Gavriel tells him that he was drafted to fight at the front in the war, and escaped with the help of a Haredi group who came to cheer up the troops. At this same time, Gavriel's grandmother passes away, and Asia tells him he should leave and never come back. When the three of them return to the family home, they find Dafi and Naim after getting dressed, after having sex. Adam drives Naim back to his village and fires him. But before leaving, hands him a package filled with money, so that he can go back to school. Naim refuses to take it. He returns home, and Asia tells him about her separation from Gavriel.

== Cast ==

- Asia – Michal Bat-Adam
- Adam – Yehoram Gaon
- Gavriel – Roberto Pollack
- Gavriel's grandmother – Fanny Lubitsch
- Daphna (Dafi) – Avigail Ariely
- Naim – Awas Khatib
- Tali – Noa Aizik

== Reception ==
The film created a media scandal in Israel when it was released, due to the perception that it presents marital infidelity as a positive thing. Bat-Adam described this as "a lynching", which pushed her to the brink of giving up filmmaking. However, the film was a theatrical success, and 23 films later, Bat-Adam is known as "the queen of Israeli cinema".

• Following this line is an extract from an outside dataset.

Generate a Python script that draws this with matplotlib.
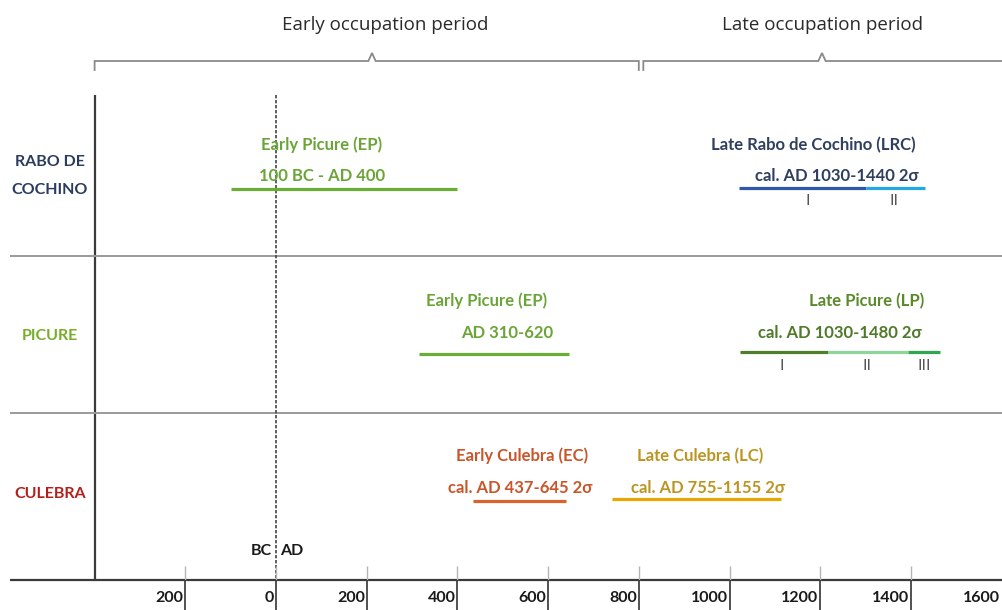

In her review in Haaretz, Rachel Gordin wrote that "the film manages to touch on very real points of the viewers' emotions" thanks to the character of Naim as portrayed by Awas Khatib, but that "it otherwise never really extends beyond the realm of melodrama." Irit Shamgar, in Ha'ir, celebrated the fact that The Lover "beat the censorship" and was approved for screening, while her colleague Danny Wurt said in his review that the portrayal of the main characters left him unimpressed, though he found the secondary characters of Naim and the grandmother to be more alive and humorous. Yedioth reviewer Nachman Einberger panned the film, claiming it had "not one moment of grace", while A. B. Yehoshua, the author of the novel the film is based upon, expressed his satisfaction with the translation of his work to film. Yael Israel, reviewer for "Al Hamishmar", gave the film a positive review, calling it "an easy-to-digest and realistic adaptation".